Measuring AI "Slop" in Text
Chantal Shaib, Tuhin Chakrabarty, Diego Garcia-Olano, Byron C. Wallace
TL;DR
This work addresses the lack of a formal, measurable definition of AI-generated 'slop' by introducing a taxonomy organized into Information Utility, Information Quality, and Style Quality, and validating it with fine-grained, span-level expert annotations on 150 news articles and 100 retrieval QA passages. The study shows that binary 'slop' judgments are somewhat subjective but correlate with latent dimensions such as relevance, coherence, and factuality, with domain-specific differences in which axes matter most. Automatic measurement approaches partially capture slop signals (AUPRC ≈ 0.52–0.55; WQRM correlations), but LLMs as judges or span extractors struggle to fully replicate human assessments, highlighting limitations of current automatic metrics and reward models. The taxonomy and annotated data provide a framework for domain-aware evaluation of AI-generated text and guide future improvements in automatic slop detection and text-quality modeling.
Abstract
AI "slop" is an increasingly popular term used to describe low-quality AI-generated text, but there is currently no agreed upon definition of this term nor a means to measure its occurrence. In this work, we develop a taxonomy of "slop" through interviews with experts in NLP, writing, and philosophy, and propose a set of interpretable dimensions for its assessment in text.
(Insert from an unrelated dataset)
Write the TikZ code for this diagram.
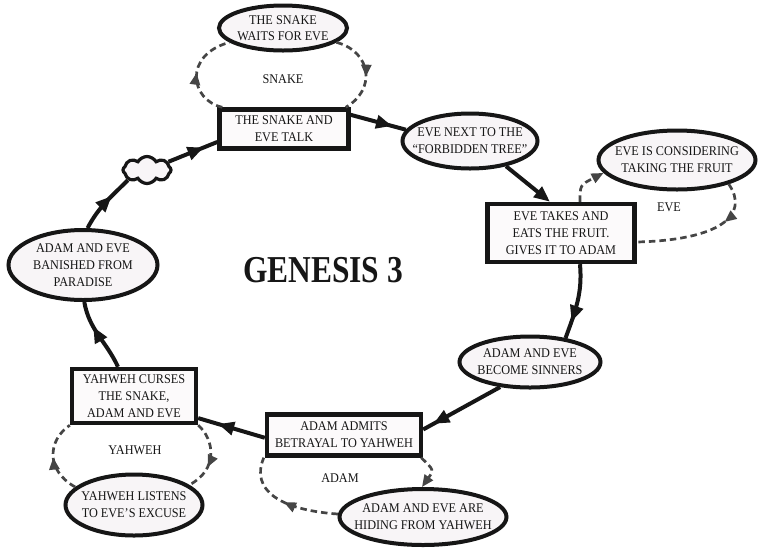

Through span-level annotation, we find that binary "slop" judgments are (somewhat) subjective, but such determinations nonetheless correlate with latent dimensions such as coherence and relevance. Our framework can be used to evaluate AI-generated text in both detection and binary preference tasks, potentially offering new insights into the linguistic and stylistic factors that contribute to quality judgments.